Goal of the exercise: Give back the whole listing exactly as shown.

[BEGIN Data lines]

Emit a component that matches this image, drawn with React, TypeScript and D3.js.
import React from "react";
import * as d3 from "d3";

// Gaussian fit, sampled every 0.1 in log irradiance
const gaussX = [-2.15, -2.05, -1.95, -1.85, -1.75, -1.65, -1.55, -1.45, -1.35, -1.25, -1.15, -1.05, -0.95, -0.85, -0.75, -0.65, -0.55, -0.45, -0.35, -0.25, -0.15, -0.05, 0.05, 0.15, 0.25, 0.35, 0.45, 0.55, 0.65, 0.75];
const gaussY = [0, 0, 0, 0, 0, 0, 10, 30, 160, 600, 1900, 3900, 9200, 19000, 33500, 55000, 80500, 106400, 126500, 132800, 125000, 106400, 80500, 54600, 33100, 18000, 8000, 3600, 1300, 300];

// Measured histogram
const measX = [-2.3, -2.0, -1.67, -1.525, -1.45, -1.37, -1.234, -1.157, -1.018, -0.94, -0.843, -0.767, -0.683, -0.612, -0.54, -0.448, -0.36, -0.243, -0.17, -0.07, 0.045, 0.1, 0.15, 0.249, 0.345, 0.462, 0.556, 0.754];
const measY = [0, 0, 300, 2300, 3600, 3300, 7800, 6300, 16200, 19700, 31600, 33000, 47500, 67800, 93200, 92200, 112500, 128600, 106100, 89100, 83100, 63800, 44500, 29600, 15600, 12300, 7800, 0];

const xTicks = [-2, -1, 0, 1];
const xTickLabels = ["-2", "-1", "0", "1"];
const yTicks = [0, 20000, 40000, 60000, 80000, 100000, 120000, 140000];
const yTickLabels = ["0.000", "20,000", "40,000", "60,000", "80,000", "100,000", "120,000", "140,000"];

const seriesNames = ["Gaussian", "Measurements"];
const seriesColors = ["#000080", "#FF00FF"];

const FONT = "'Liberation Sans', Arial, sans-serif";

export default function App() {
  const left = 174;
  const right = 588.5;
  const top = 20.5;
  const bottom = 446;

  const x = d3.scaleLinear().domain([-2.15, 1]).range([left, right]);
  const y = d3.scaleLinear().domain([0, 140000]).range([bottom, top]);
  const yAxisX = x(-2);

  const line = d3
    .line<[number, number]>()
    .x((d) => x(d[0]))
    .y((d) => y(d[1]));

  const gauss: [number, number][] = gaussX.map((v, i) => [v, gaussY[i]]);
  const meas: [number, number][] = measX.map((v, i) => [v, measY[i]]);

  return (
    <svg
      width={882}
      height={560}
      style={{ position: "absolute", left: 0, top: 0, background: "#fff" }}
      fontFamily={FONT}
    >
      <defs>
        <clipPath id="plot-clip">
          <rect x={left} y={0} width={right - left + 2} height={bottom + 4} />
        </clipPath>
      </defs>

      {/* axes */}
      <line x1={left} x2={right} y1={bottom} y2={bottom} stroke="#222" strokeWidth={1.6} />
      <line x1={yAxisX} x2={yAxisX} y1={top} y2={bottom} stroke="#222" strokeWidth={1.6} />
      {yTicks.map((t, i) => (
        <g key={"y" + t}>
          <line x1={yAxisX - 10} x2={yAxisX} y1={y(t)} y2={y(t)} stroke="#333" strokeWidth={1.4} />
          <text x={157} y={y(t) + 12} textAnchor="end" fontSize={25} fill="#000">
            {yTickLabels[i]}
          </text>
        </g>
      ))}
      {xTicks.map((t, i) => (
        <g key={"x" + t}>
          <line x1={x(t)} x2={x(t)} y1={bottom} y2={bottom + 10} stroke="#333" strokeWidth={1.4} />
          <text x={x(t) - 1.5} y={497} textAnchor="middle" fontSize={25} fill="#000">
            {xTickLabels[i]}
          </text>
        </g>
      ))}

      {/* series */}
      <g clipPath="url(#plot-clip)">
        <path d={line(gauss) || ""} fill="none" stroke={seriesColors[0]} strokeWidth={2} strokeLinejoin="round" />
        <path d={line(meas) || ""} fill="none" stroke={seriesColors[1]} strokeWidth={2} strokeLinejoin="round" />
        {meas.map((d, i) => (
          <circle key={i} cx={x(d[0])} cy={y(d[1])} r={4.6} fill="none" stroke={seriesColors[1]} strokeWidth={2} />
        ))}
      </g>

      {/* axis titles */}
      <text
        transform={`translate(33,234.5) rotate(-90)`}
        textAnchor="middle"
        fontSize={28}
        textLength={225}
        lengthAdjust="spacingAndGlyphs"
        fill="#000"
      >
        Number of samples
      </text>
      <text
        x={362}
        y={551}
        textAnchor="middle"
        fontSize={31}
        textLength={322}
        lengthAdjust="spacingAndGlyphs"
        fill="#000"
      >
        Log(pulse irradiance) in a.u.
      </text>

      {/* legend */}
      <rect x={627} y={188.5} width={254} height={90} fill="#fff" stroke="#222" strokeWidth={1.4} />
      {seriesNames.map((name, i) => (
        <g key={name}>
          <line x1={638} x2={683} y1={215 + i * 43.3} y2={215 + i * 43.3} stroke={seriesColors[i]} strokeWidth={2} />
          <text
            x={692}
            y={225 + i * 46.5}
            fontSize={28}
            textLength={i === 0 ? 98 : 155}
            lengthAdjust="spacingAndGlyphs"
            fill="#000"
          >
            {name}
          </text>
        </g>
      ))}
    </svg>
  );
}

[END Data lines]

Written answer:
Emit a component that matches this image, drawn with React, TypeScript and D3.js.
import React from "react";
import * as d3 from "d3";

// Gaussian fit, sampled every 0.1 in log irradiance
const gaussX = [-2.15, -2.05, -1.95, -1.85, -1.75, -1.65, -1.55, -1.45, -1.35, -1.25, -1.15, -1.05, -0.95, -0.85, -0.75, -0.65, -0.55, -0.45, -0.35, -0.25, -0.15, -0.05, 0.05, 0.15, 0.25, 0.35, 0.45, 0.55, 0.65, 0.75];
const gaussY = [0, 0, 0, 0, 0, 0, 10, 30, 160, 600, 1900, 3900, 9200, 19000, 33500, 55000, 80500, 106400, 126500, 132800, 125000, 106400, 80500, 54600, 33100, 18000, 8000, 3600, 1300, 300];

// Measured histogram
const measX = [-2.3, -2.0, -1.67, -1.525, -1.45, -1.37, -1.234, -1.157, -1.018, -0.94, -0.843, -0.767, -0.683, -0.612, -0.54, -0.448, -0.36, -0.243, -0.17, -0.07, 0.045, 0.1, 0.15, 0.249, 0.345, 0.462, 0.556, 0.754];
const measY = [0, 0, 300, 2300, 3600, 3300, 7800, 6300, 16200, 19700, 31600, 33000, 47500, 67800, 93200, 92200, 112500, 128600, 106100, 89100, 83100, 63800, 44500, 29600, 15600, 12300, 7800, 0];

const xTicks = [-2, -1, 0, 1];
const xTickLabels = ["-2", "-1", "0", "1"];
const yTicks = [0, 20000, 40000, 60000, 80000, 100000, 120000, 140000];
const yTickLabels = ["0.000", "20,000", "40,000", "60,000", "80,000", "100,000", "120,000", "140,000"];

const seriesNames = ["Gaussian", "Measurements"];
const seriesColors = ["#000080", "#FF00FF"];

const FONT = "'Liberation Sans', Arial, sans-serif";

export default function App() {
  const left = 174;
  const right = 588.5;
  const top = 20.5;
  const bottom = 446;

  const x = d3.scaleLinear().domain([-2.15, 1]).range([left, right]);
  const y = d3.scaleLinear().domain([0, 140000]).range([bottom, top]);
  const yAxisX = x(-2);

  const line = d3
    .line<[number, number]>()
    .x((d) => x(d[0]))
    .y((d) => y(d[1]));

  const gauss: [number, number][] = gaussX.map((v, i) => [v, gaussY[i]]);
  const meas: [number, number][] = measX.map((v, i) => [v, measY[i]]);

  return (
    <svg
      width={882}
      height={560}
      style={{ position: "absolute", left: 0, top: 0, background: "#fff" }}
      fontFamily={FONT}
    >
      <defs>
        <clipPath id="plot-clip">
          <rect x={left} y={0} width={right - left + 2} height={bottom + 4} />
        </clipPath>
      </defs>

      {/* axes */}
      <line x1={left} x2={right} y1={bottom} y2={bottom} stroke="#222" strokeWidth={1.6} />
      <line x1={yAxisX} x2={yAxisX} y1={top} y2={bottom} stroke="#222" strokeWidth={1.6} />
      {yTicks.map((t, i) => (
        <g key={"y" + t}>
          <line x1={yAxisX - 10} x2={yAxisX} y1={y(t)} y2={y(t)} stroke="#333" strokeWidth={1.4} />
          <text x={157} y={y(t) + 12} textAnchor="end" fontSize={25} fill="#000">
            {yTickLabels[i]}
          </text>
        </g>
      ))}
      {xTicks.map((t, i) => (
        <g key={"x" + t}>
          <line x1={x(t)} x2={x(t)} y1={bottom} y2={bottom + 10} stroke="#333" strokeWidth={1.4} />
          <text x={x(t) - 1.5} y={497} textAnchor="middle" fontSize={25} fill="#000">
            {xTickLabels[i]}
          </text>
        </g>
      ))}

      {/* series */}
      <g clipPath="url(#plot-clip)">
        <path d={line(gauss) || ""} fill="none" stroke={seriesColors[0]} strokeWidth={2} strokeLinejoin="round" />
        <path d={line(meas) || ""} fill="none" stroke={seriesColors[1]} strokeWidth={2} strokeLinejoin="round" />
        {meas.map((d, i) => (
          <circle key={i} cx={x(d[0])} cy={y(d[1])} r={4.6} fill="none" stroke={seriesColors[1]} strokeWidth={2} />
        ))}
      </g>

      {/* axis titles */}
      <text
        transform={`translate(33,234.5) rotate(-90)`}
        textAnchor="middle"
        fontSize={28}
        textLength={225}
        lengthAdjust="spacingAndGlyphs"
        fill="#000"
      >
        Number of samples
      </text>
      <text
        x={362}
        y={551}
        textAnchor="middle"
        fontSize={31}
        textLength={322}
        lengthAdjust="spacingAndGlyphs"
        fill="#000"
      >
        Log(pulse irradiance) in a.u.
      </text>

      {/* legend */}
      <rect x={627} y={188.5} width={254} height={90} fill="#fff" stroke="#222" strokeWidth={1.4} />
      {seriesNames.map((name, i) => (
        <g key={name}>
          <line x1={638} x2={683} y1={215 + i * 43.3} y2={215 + i * 43.3} stroke={seriesColors[i]} strokeWidth={2} />
          <text
            x={692}
            y={225 + i * 46.5}
            fontSize={28}
            textLength={i === 0 ? 98 : 155}
            lengthAdjust="spacingAndGlyphs"
            fill="#000"
          >
            {name}
          </text>
        </g>
      ))}
    </svg>
  );
}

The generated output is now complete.